Mohib Ullah, chair of the Rohingya-led civil society organization Arakan Rohingya Society for Peace and Human Rights, told Fortify Rights the day after the second day of meetings with the Myanmar delegation, on December 20:

[The Myanmar delegation] are lying again and again. They say that the NVC is for those who have no documents, but we still have many documents of Myanmar . . . [The Myanmar delegation] said nothing new. For me, they came to visit the refugee camps just for show to try and calm down the international pressure and the allegations at the ICJ [International Court of Justice].

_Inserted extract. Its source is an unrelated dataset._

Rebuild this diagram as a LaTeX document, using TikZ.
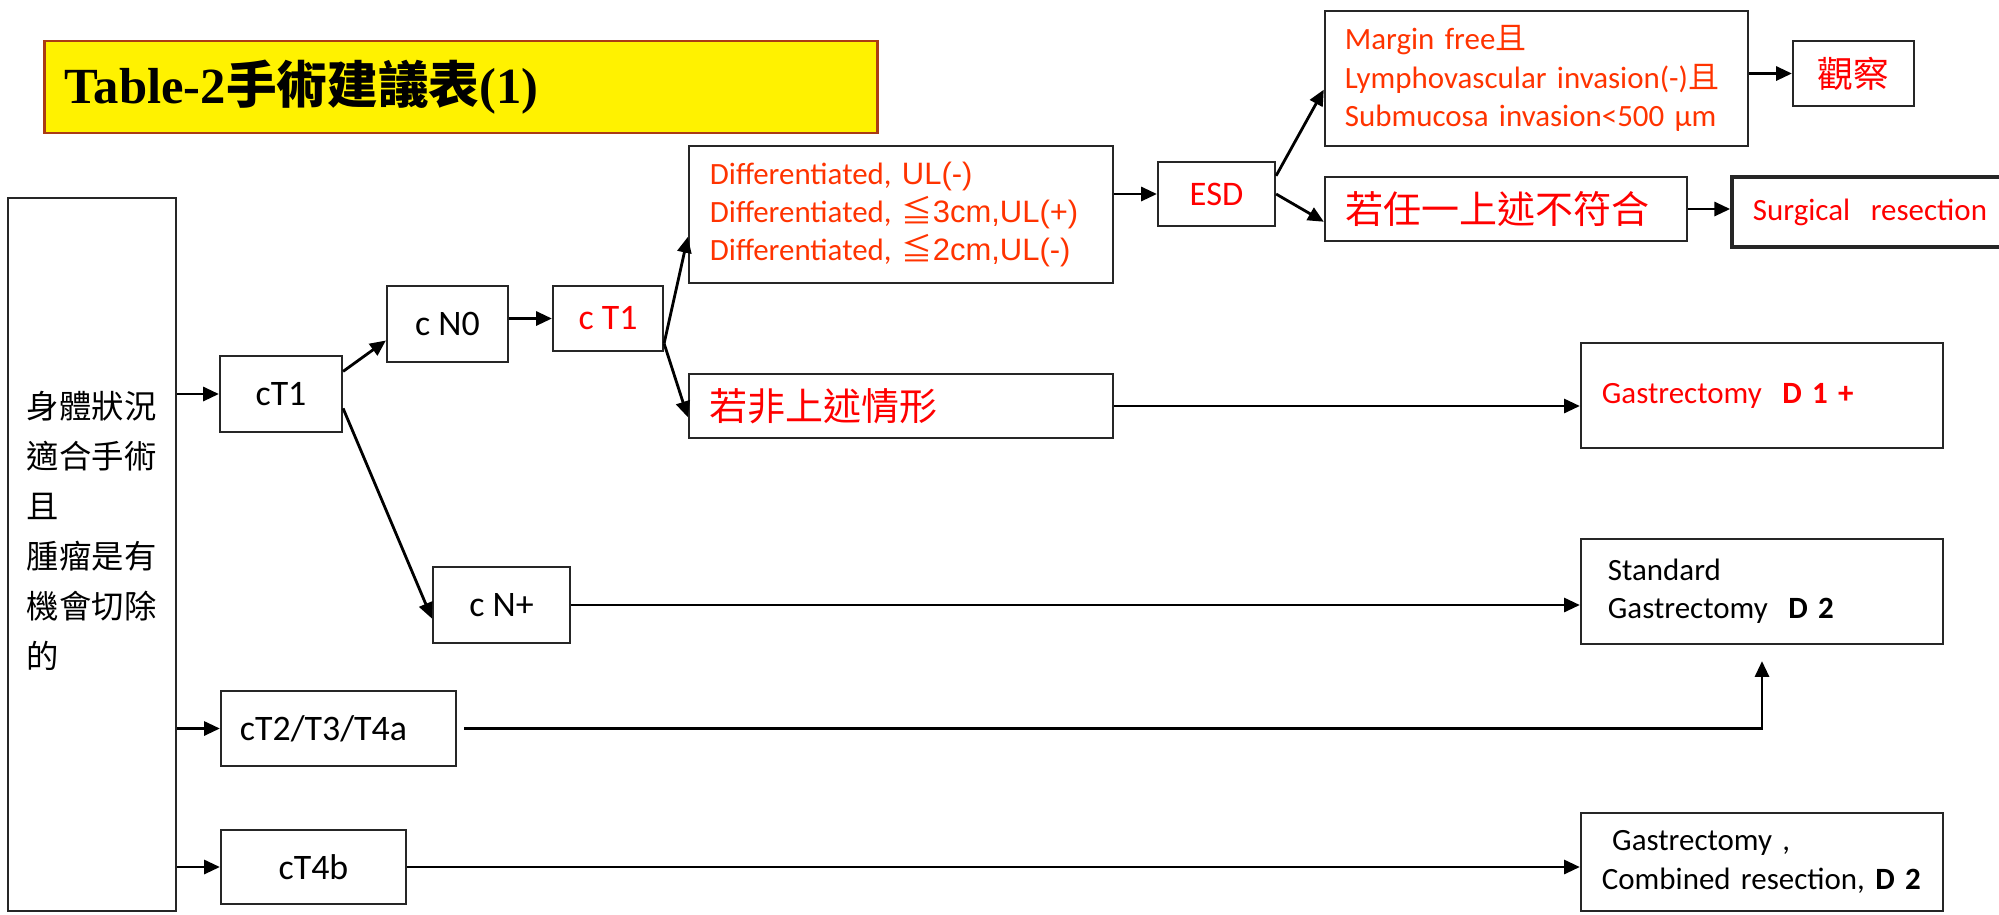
\documentclass[tikz,border=0pt]{standalone}
\usepackage{fontspec}
\setmainfont{Carlito}
\newfontfamily\cjk{Noto Sans CJK TC}
\newfontfamily\arial{Liberation Sans}
\newfontfamily\titlelatin{Liberation Serif}
\usetikzlibrary{arrows.meta}
\definecolor{orred}{RGB}{255,51,0}
\definecolor{rust}{RGB}{170,60,20}

\begin{document}
\begin{tikzpicture}[x=0.01cm,y=-0.01cm,
    box/.style={draw=black!85,line width=0.6pt,inner sep=0pt},
    big/.style={font=\fontsize{10.2}{12}\selectfont},
    small/.style={font=\fontsize{8.8}{10.9}\selectfont},
    cjkbig/.style={font=\cjk\fontsize{10.8}{12}\selectfont},
    arr/.style={-{Triangle[length=4.5pt,width=4pt]},line width=0.8pt}]
    \useasboundingbox (0,0) rectangle (1999,914);
    \draw (461,87) node(title) [box,draw=rust,fill=yellow,line width=0.8pt,
        minimum height=0.92cm,text width=7.92cm,inner xsep=0.2cm,align=left,
        font=\bfseries\fontsize{14.4}{16}\selectfont]
        {{\titlelatin Table-2}{\cjk 手術建議表}{\titlelatin (1)}};
    \draw (92,554.5) node(body) [box,minimum height=7.13cm,text width=1.3cm,
        inner xsep=0.19cm,align=left,font=\cjk\fontsize{9.2}{14.2}\selectfont]
        {身體狀況\\適合手術\\且\\腫瘤是有\\機會切除\\的\\ \mbox{}}
        (281,394) node(ct1) [box,big,minimum width=1.22cm,minimum height=0.76cm] {cT1}
        (447.5,324) node(cn0) [box,big,minimum width=1.21cm,minimum height=0.76cm] {c N0}
        (608,318.5) node(ct1r) [box,big,text=red,minimum width=1.1cm,minimum height=0.65cm] {c T1}
        (501.5,605) node(cnp) [box,big,minimum width=1.37cm,minimum height=0.76cm] {c N+}
        (338.5,728.5) node(ct2) [box,big,text width=1.97cm,inner xsep=0.19cm,
            minimum height=0.75cm,align=left] {cT2/T3/T4a}
        (313.5,867) node(ct4b) [box,big,minimum width=1.85cm,minimum height=0.74cm] {cT4b};
    \draw (901,214.5) node(diff) [box,small,text=orred,text width=3.82cm,inner xsep=0.21cm,
            minimum height=1.37cm,align=left]
            {Differentiated, {\arial UL(-)}\\Differentiated, {\cjk ≦}{\arial 3cm,UL(+)}\\
             Differentiated, {\cjk ≦}{\arial 2cm,UL(-)}}
        (901,406) node(notab) [box,cjkbig,text=red,text width=3.82cm,inner xsep=0.21cm,
            minimum height=0.64cm,align=left] {若非上述情形}
        (1216.5,194) node(esd) [box,text=red,minimum width=1.17cm,minimum height=0.64cm,
            font=\fontsize{9.8}{12}\selectfont] {ESD}
        (1536.5,78.5) node(margin) [box,small,text=orred,text width=3.83cm,inner xsep=0.2cm,
            minimum height=1.35cm,align=left]
            {Margin free{\cjk 且}\\Lymphovascular invasion(-){\cjk 且}\\Submucosa invasion<500 µm}
        (1853.5,73.5) node(obs) [box,text=red,minimum width=1.21cm,minimum height=0.65cm,
            font=\cjk\fontsize{10.2}{12}\selectfont] {觀察}
        (1506,209) node(fail) [box,cjkbig,text=red,text width=3.2cm,inner xsep=0.21cm,
            minimum height=0.64cm,align=left] {若任一上述不符合}
        (1871,212) node(surg) [box,small,line width=1pt,text=red,text width=2.36cm,
            inner xsep=0.21cm,minimum height=0.7cm,align=left] {Surgical\ \ resection};
    \draw (1762,395.5) node(d1) [box,small,text=red,text width=3.2cm,inner xsep=0.21cm,
            minimum height=1.05cm,align=left] {Gastrectomy\ \ \textbf{D 1 +}}
        (1762,591.5) node(d2) [box,small,text width=3.08cm,inner xsep=0.27cm,
            minimum height=1.05cm,align=left] {Standard\\Gastrectomy\ \ \textbf{D 2}}
        (1762,862) node(d2c) [box,small,text width=3.2cm,inner xsep=0.21cm,
            minimum height=0.98cm,align=left]
            {\ Gastrectomy ,\\\mbox{Combined resection, \textbf{D 2}}};
    \draw[arr] (body.east |- ct1) -- (ct1.west);
    \draw[arr] (body.east |- ct2) -- (ct2.west);
    \draw[arr] (body.east |- ct4b) -- (ct4b.west);
    \draw[arr] (ct1.20) -- (cn0.195);
    \draw[arr] (ct1.-13) -- (cnp.191);
    \draw[arr] (cn0.east |- ct1r) -- (ct1r.west);
    \draw[arr] (ct1r.-24) -- (diff.186);
    \draw[arr] (ct1r.-24) -- (notab.183);
    \draw[arr] (diff.east |- esd) -- (esd.west);
    \draw[arr] (esd.17) -- (margin.183);
    \draw[arr] (esd.east) -- (fail.184);
    \draw[arr] (margin.east |- obs) -- (obs.west);
    \draw[arr] (fail.east) -- (surg.west |- fail.east);
    \draw[arr] (notab.east) -- (d1.west |- notab.east);
    \draw[arr] (cnp.east) -- (d2.west |- cnp.east);
    \draw[arr] ([xshift=0.07cm]ct2.east) -| ([yshift=-0.16cm]d2.south);
    \draw[arr] (ct4b.east) -- (d2c.west |- ct4b.east);
\end{tikzpicture}
\end{document}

N.M., 75, shows his original White Card receipt. The Myanmar government issued the receipts to Rohingya after revoking their White Cards in March 2015. The government began issuing the White Cards, also known as "Temporary Registration Cards" to Rohingya in 1995. Neither  the White Card nor the receipt confer any rights to Rohingya. ©Saiful Huq Omi, Counter Foto, Cox’s Bazar District, Bangladesh, August 2019
N.M., 75, shows his original White Card receipt. The Myanmar government issued the receipts to Rohingya after revoking their White Cards in March 2015. The government began issuing the White Cards, also known as “Temporary Registration Cards” to Rohingya in 1995. Neither  the White Card nor the receipt confer any rights to Rohingya. ©Saiful Huq Omi, Counter Foto, Cox’s Bazar District, Bangladesh, August 2019

In November, The Gambia opened a case at the ICJ against Myanmar for failing to prevent or punish genocide against Rohingya Muslims. On January 23, the ICJ will read its decision with regard to The Gambia’s request for provisional measures of protection for Rohingya in Myanmar. Provisional measures are binding orders from the court to the parties in the case to prevent further violation of the rights in dispute while the case is pending.
 
On December 10, in its request for provisional measures, The Gambia’s legal team presented evidence before the ICJ regarding ongoing atrocities against the Rohingya.
 
“A further step Myanmar is taking against the Rohingya as a group,” said attorney Tafadzwa Pasipanodya on behalf of The Gambia, “is the intensified effort to force them to accept ‘national verification cards’ that explicitly recognize cardholders as non-citizens and brand them as ‘Bengali.’”
 
In September, Fortify Rights published a 102-page report“Tools of Genocide,” revealing how Myanmar authorities forced and coerced Rohingya to accept NVCs in a systematic campaign to erase Rohingya identity and deny Rohingya citizenship.
 
Chinese President Xi Jinping is scheduled to visit Myanmar from January 17 to 18. The Government of China previously urged the governments of Myanmar and Bangladesh to fast track the returns of Rohingya refugees in Bangladesh to northern Rakhine State, despite objections by Rohingya, the United Nations, human rights groups, and others due to protection concerns. 

“China is playing a non-neutral role in the Rohingya crisis and, unfortunately, that role is devoid of any concern for human rights, justice, and accountability,” said Matthew Smith. “China’s political protection for Myanmar has limits, and those limits will be on display as various international accountability mechanisms gain steam.”